Happy Road Trip Day!

Well, here is it again, the Muddled New Year. For those keeping track at home (eagerly awaiting the restoration of the holiday ticker in the sidebar, no doubt), today is day 5:000 of the Muddled Age, marking five years since I piled way too much stuff into a Miata and headed out to see some of the United States for “three or four weeks” before moving to Prague. That trip took a little longer than expected, spanning more than seven months, 18,000 miles, and over a hundred blog entries dedicated to that trip alone.

Good times.
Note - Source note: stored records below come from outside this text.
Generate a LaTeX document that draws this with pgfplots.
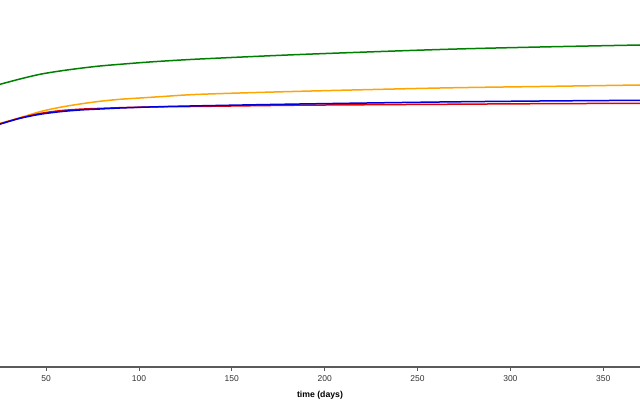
\documentclass[border=0pt]{standalone}
\usepackage{pgfplots}
\pgfplotsset{compat=1.18}
\usepackage{fontspec}
\setmainfont{Liberation Sans}
\definecolor{cgreen}{RGB}{0,128,0}
\definecolor{corange}{RGB}{255,165,0}
\definecolor{cblue}{RGB}{0,0,220}
\definecolor{cred}{RGB}{230,0,0}
\definecolor{axgray}{RGB}{90,90,90}
\begin{document}
\begin{tikzpicture}
\useasboundingbox (0,-33bp) rectangle (640bp,367bp);
\begin{axis}[
  scale only axis,
  width=640bp, height=367bp,
  xmin=25.2, xmax=369.8,
  ymin=0, ymax=367,
  axis x line*=bottom,
  axis y line=none,
  x axis line style={axgray, line width=1.3bp},
  xtick={50,100,...,350},
  tick align=outside,
  major tick length=3.5bp,
  tick style={axgray, line width=0.6bp},
  xticklabel style={font=\fontsize{8.5bp}{10bp}\selectfont, text=black!80, yshift=-1.5bp},
  /pgf/number format/assume math mode=true,
  xlabel={\textbf{time (days)}},
  xlabel style={font=\fontsize{8.7bp}{10bp}\selectfont, yshift=-3bp},
  every axis plot/.append style={line width=1.5bp, smooth},
  clip=true,
]
\addplot[cgreen] coordinates {
(20,280) (25.2,282.7) (36,288) (46.7,292.7) (57.5,296) (68.3,298.7) (79,301) (89.8,302.7) (100.6,304.3) (111.4,305.7) (132.9,308) (186.7,312.5) (262.1,317.5) (316,320) (369.8,322) (380,322.4)};
\addplot[corange] coordinates {
(20,241) (25.2,243.7) (36,249.3) (46.7,255.3) (57.5,259.7) (68.3,263) (79,265.7) (89.8,267.7) (100.6,269) (111.4,270.3) (132.9,272.7) (186.7,275.7) (262.1,279) (316,280.5) (369.8,282) (380,282.2)};
\addplot[cred] coordinates {
(20,240.5) (25.2,243) (36,249) (46.7,253.5) (57.5,256.3) (68.3,257.8) (79,258.6) (89.8,259.3) (100.6,259.8) (111.4,260.2) (132.9,260.6) (186.7,261.8) (262.1,262.7) (316,263.3) (369.8,263.7) (380,263.8)};
\addplot[cblue] coordinates {
(20,240.5) (25.2,243) (36,248.7) (46.7,252.7) (57.5,255.3) (68.3,257) (79,258) (89.8,259) (100.6,259.7) (111.4,260.3) (132.9,261.2) (186.7,263) (262.1,265) (316,266) (369.8,266.7) (380,266.8)};
\end{axis}
\end{tikzpicture}
\end{document}
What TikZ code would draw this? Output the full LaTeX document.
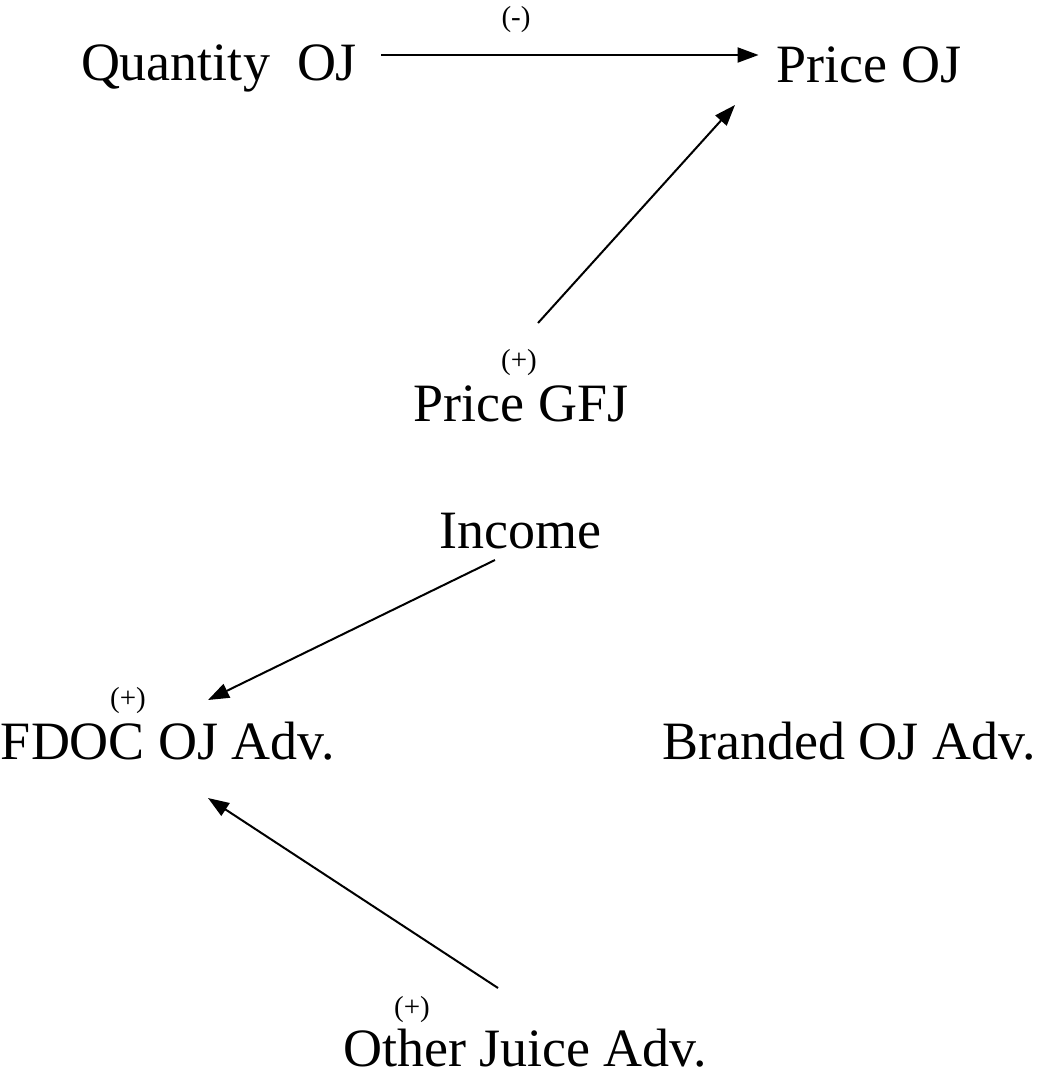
\documentclass[tikz,border=0pt]{standalone}
\usepackage{fontspec}
\setmainfont{Liberation Serif}
\usetikzlibrary{arrows.meta, positioning}

\begin{document}
\begin{tikzpicture}[x=1pt, y=1pt,
		var/.style={font=\fontsize{54}{60}\selectfont, inner sep=0pt, anchor=base},
		sgn/.style={font=\fontsize{29}{34}\selectfont, inner sep=0pt, anchor=base},
		arr/.style={line width=2pt, -{Triangle[length=21pt, width=15pt]}}]
		\useasboundingbox (0,0) rectangle (1040,-1080);

		% Price block
		\node[var] (qoj) at (219,-80) {Quantity~~OJ};
		\node[var] (poj) at (869,-82) {Price OJ};
		\node[sgn] (sminus) at (516,-26) {(-)};
		\node[var] (pgfj) at (521,-421) {Price GFJ};
		\node[sgn] (splus1) at (519,-369) {(+)};
		\draw[arr] ([xshift=24pt, yshift=25pt]qoj.base east) -- ([xshift=-18pt, yshift=27pt]poj.base west);
		\draw[arr] ([xshift=17pt, yshift=98pt]pgfj.base) -- ([xshift=-134pt, yshift=-23pt]poj.base);

		% Advertising block
		\node[var] (inc) at (520,-548) {Income};
		\node[var] (fdoc) at (168,-759) {FDOC OJ Adv.};
		\node[sgn] (splus2) at (128,-707) {(+)};
		\node[var] (boj) at (849,-759) {Branded OJ Adv.};
		\node[var] (ojadv) at (525,-1066) {Other Juice Adv.};
		\node[sgn] (splus3) at (412,-1016) {(+)};
		\draw[arr] ([xshift=-25pt, yshift=-12pt]inc.base) -- ([xshift=40pt, yshift=59pt]fdoc.base);
		\draw[arr] ([xshift=-27pt, yshift=78pt]ojadv.base) -- ([xshift=40pt, yshift=-39pt]fdoc.base);
	\end{tikzpicture}
\end{document}
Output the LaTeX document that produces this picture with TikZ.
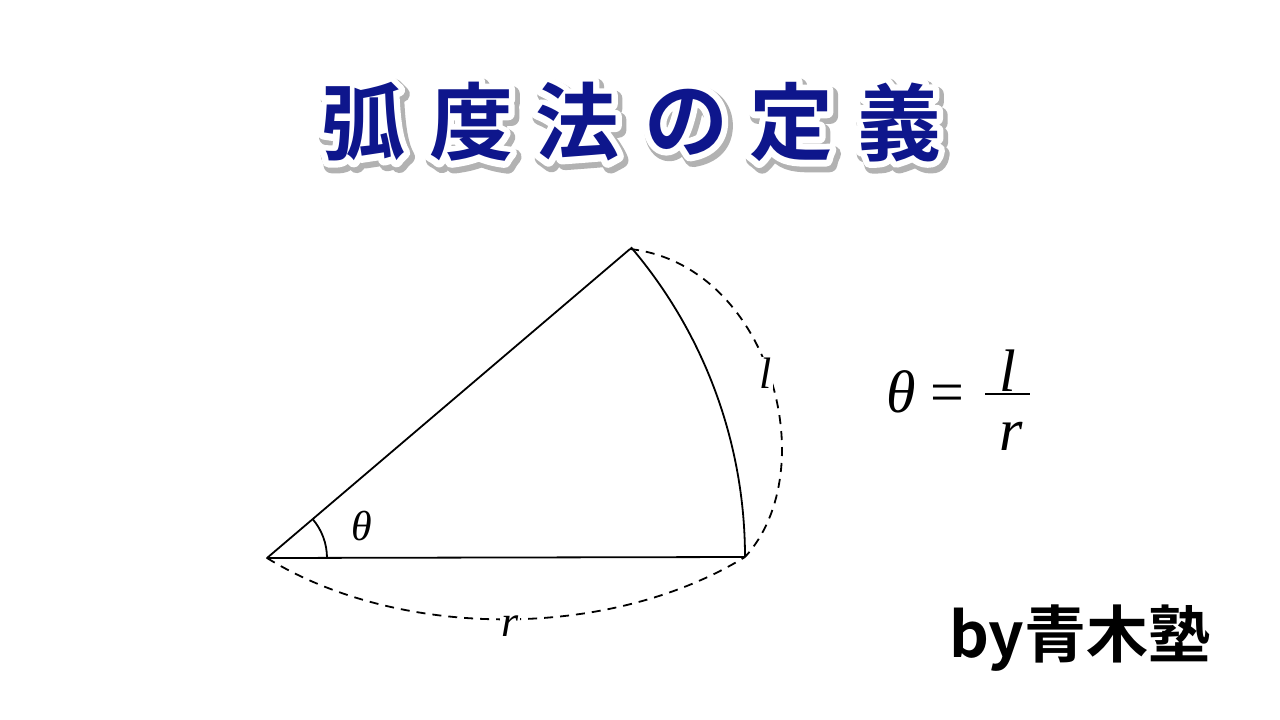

Coincidentally, Road Trip Day is also my birthday.

The holiday is a young one, so the traditions aren’t as entrenched as some of the old-calendar events, but I’m happy to report that I did remember to make the first words I uttered for the New Muddled Year “elevator ocelot rutabaga”, virtually guaranteeing a happy and prosperous year to come.

This year has already started auspiciously. March 31st (4:363) was a beautiful sunny day, but still on the chilly side. Today the weather was simply spectacular, the kind of day where things like this happen. (I was dismissive of that story at first, but the loyal readers of this blog enjoyed it and took the trouble to tell me so, so I submitted it to Piker Press. The rest, as they say, is history.) Lest you think my description of the first nice day of spring in Prague is an exaggeration, let me just tell you that I was talking to a dude about it on the 31st and he got downright misty.

I once also joked that somewhere there is a bureaucrat with a big button on his desk labeled “spring.” when he pushes that button crews rush out and dig up every third street corner and all the trams sport yellow signs alerting passengers that there’s really no telling where the tram is going to go. (Actually the yellow signs tell exactly where the tram is going to go, but it may have nothing to do with where it went the previous day. By that measure Monday was the first day of spring. I laughed repeatedly as I walked past holes in the sidewalk that had not been there the day before, cobblestones piled or asphalt carted away. In most cases the crews who had dug the holes were nowhere to be seen; no doubt they were off digging other holes in another part of town — holes don’t just dig themselves, you know.

Happy New Muddled Year, everyone! It’s off to a great start!

Calendar Note: the pedants among you can relax; the Muddled Calendar started with year zero, so when the calendar reads five that means five years have elapsed. There will be none of the silly arguments around millennia we have with the old calendar. You don’t have to thank me, it’s what I do.